EP 5 - RAPUNZEL l'intreccio della torre, il film

Ogni mese un articolo per trattare da vicino proprio quelle questioni che riguardano i ragazzi ma che sono così difficili da dire, quelle questioni che sembrano impossibili da spiegare. 

La rubrica ALL YOU NEED IS FREUD nasce dal desiderio di parlare di psicologia a giovani fruitori, attraverso l'analisi di serie tv, film e canzoni contemporanee.


Rapunzel, l’intreccio della torre (2010)

Film di animazione Disney

Psicopatologia di una vita quotidiana in quarantena

In questi giorni di quarantena, mentre pulivo la credenza, mi sono sorpresa a canticchiare il ritornello della canzone “Aspettando una nuova vita” tratta da questo Classico per Famiglie: “Afferro un libro o due, dalla mia libreria e aggiungo un bel dipinto nella galleria. Tra la chitarra, i ferri e la gastronomia. Aspetto quel che succederà.” Come sempre, quando una canzone mi compare nella mente, amo utilizzare i ferri del mio mestiere per interrogare cosa ha da dire la parte più nascosta e sincera di me.

È poco più che un divertimento enigmistico, non ho la velleità di emulare Freud in uno di suoi testi principali “Psicopatologia della vita quotidiana”.

La canzone parla di quarantena: la nostra Rapunzel, obbligata ad una vita di clausura dalla matrigna, si inventa ogni giorno un modo per fare arrivare sera.
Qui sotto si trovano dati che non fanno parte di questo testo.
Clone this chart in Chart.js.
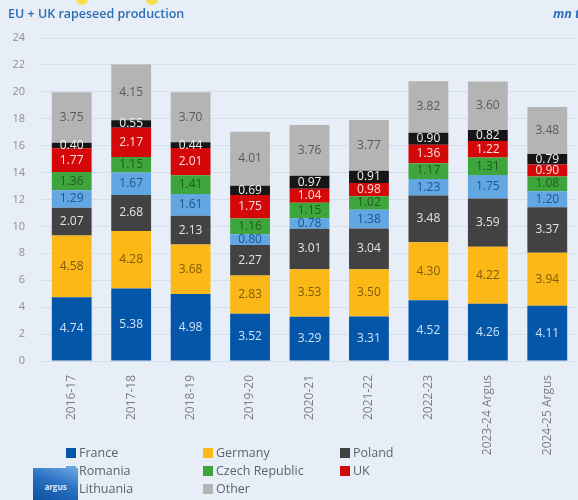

Elenca tutte le attività che continuamente compie: legge, dipinge, canta, cucina, scrive post, fa dirette Facebook…

Era iniziato così anche il mio approccio alla chiusura: dovevo fare, recuperare il tempo perduto, non sprecalo. Come sempre l’inconscio mi veniva in soccorso, canzonandomi: non sei Rapunzel, fermati!

Difese, non solo immunitarie

Sono giorni strani, non ne avevamo mai vissuti di simili, non abbiamo ricordi a cui agganciarci, è tutto straordinario. Anche i decreti emessi ci sembrano insufficienti ad orientarci, lasciando spazio a troppe interpretazioni.

Quando la realtà perde le coordinate, la collettività si disgrega, la paura della morte prende il sopravvento c’è un solo modo per reagire: utilizzare le proprie difese. Proprie, nel senso che ci sono difese simili ma mai uguali: si minimizza, si trasgrediscono le regole, si critica la classe dirigente, si cercano verità nascoste, ci si barrica in casa.
Il denominatore di queste difese è “il fare”, perché l’angoscia che si prova è troppo forte per fermarsi.
Così ci troviamo come Rapunzel a fare dolci, pulire casa, fare post sui social: con l’illusione che queste attività ci mostrino che siamo vivi. La canzoncina però ci sussurra all’orecchio, ci ricorda che sarebbe il momento di fermarsi perché non c’è niente da fare, siamo impotenti: questa verità con cui ci siamo improvvisamente imbattuti è terribile e dolorosa perché lo stato di impotenza evoca più che mai la morte.
 

Come Lacan però ci insegna, gli eventi si comprendono solo in un secondo momento, quando sono terminati. Se pensiamo alla clinica del trauma sappiamo bene che si lavora solo dopo, a trauma avvenuto, non è una clinica preventiva e neppure una clinica del mentre. Ora siamo in quel mentre e vale la pena fermarci invece di strafare, di correre come criceti sulle nostre ruote che purtroppo non portano da nessuna parte. Riposiamoci adesso perché poi ci sarà molto da fare, tantissimo da lavorare, verremo chiamati ad esserci con tutte le energie possibili sulla scena del mondo, quando torneremo alla vita, tutti quanti e (ri)comincerà, come per Rapunzel, la nostra vera avventura.